Lady Business: The Good Fight and other quarantine distractions
Hello and welcome to Lady Business, a newsletter about women, the business world, and all the ways they overlap. You can sign up for Lady Business and read previous issues here. This is the 101st issue, published May 10, 2020.
Good Old Fights
In this, week 5198 of our global lockdown, I finally crossed off a pop-culture goal I’ve been meaning to accomplish for years. I* signed up for the idiosyncratic streaming platform known as CBS All Access, and started watching The Good Fight.
*By which I mean my father, current housemate and generous provider of various streaming-platform passwords to my now-late-30s self.
And, just as everyone who knows me and loves the show has been telling me I would for years, I really do like it! My reluctance had less to do with platform fatigue and more to do with the bad-breakup scars from The Good Wife, the prequel that I adored and wrote about often, and that imploded spectacularly by its end. I’m now halfway through two of The Good Fight’s four-so-far seasons and, in true bitter-ex fashion, am finding plenty of reminders of the things that I both loved and loathed about its predecessor.
On the positive side, it’s a smart, fun, feminist show about people who know that they’re smart and good at what they do. It’s beautifully-dressed competence porn surrounding a white-hot core of feminist rage, written with the panache of Aaron Sorkin minus his pomposity or misogyny. It makes 68-year-old Christine Baranski its (fascinating, extremely well-deserving) professional and romantic heroine. It has the best credits sequence in the history of television. And it continues The Good Wife’s tradition of telling some of the best modern stories about how technology and its creators have invaded our lives, usually to our detriment.

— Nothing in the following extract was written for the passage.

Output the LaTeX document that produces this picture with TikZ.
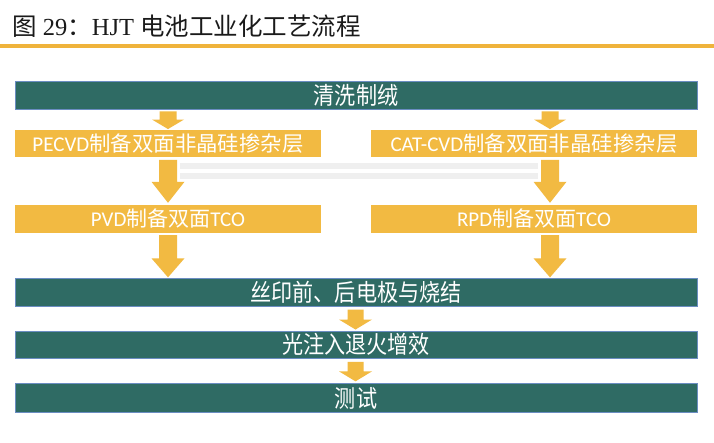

On the negative side, there’s its tendency to neglect some of its characters, to disappear others with no explanation, and to yank personalities sideways in order to fit its plot. There’s also the legacy of The Good Wife’s mixed, to be generous, track record of handling race and writing for its black characters -- who are, at least, much more numerous in The Good Fight than in its predecessor!
I’m hoping that this gets better over the two seasons I have yet to watch, and that have drawn widespread critical praise. The first season was a lot of “Christine Baranski, Ygritte from Game of Thrones, and Friends”; the early second season has gotten better, but also tends to repeat story beats for its black protagonists. (Multiple early episodes have involved senior, experienced lawyers discovering that they’ve been tapped for professional opportunities contingent upon them playing the “angry black person” stereotype for white audiences. I don’t doubt this happens with tedious regularity in the real world, but its repetition in the show makes me wonder if the writers couldn’t think of any other stories to tell about these characters instead.)
The other thing that has given me pause, watching this as a break from the overwhelming bad-news firehose of These Strange Times, is how quickly dated some of The Good Fight’s stories have become. Its timeliness, and its willingness to write stories directly about the effects of the Trump presidency, is one of the things that’s caused so many people and critics I admire to praise the show. But two years later, some of that specificity now feels like ancient history. For example, while I’m sure an episode about legal strategies for presidential impeachment would have felt timely and prescient in 2018, it’s now a casualty of the binge-anytime Streaming Age -- and of the pandemic. (Do you even remember back when impeachment was the major national news story?)
Which probably just means that it was my fault for sleeping on the show this long. Given the choice between vaguely ahistorical fiction and timely critiques of current events, I usually prefer the latter. (9/11 retellings aside, at least.) I’m looking forward to catching up to The Good Fight’s present-day -- and, eventually, watching what it has to say, if not about the pandemic itself, its infinite aftershocks.
Lady Bits
--"Um, no I’m loaded.” An interview with Ann Patchett on outlining, fact-checking novels, and financial success. It's pegged to The Dutch House, which I mostly enjoyed and really admired. I’m always a sucker for a modern fairy tale, but I keep going back and forth on whether its charming, oblivious male protagonist was the best choice to narrate a novel about the impossible choices and sacrifices of the interesting women around him.
--Congratulations to my book’s fabulous publicist, Morgan, on the birth of her son, and happy Mother’s Day to her, my wonderful mother, and all who celebrate!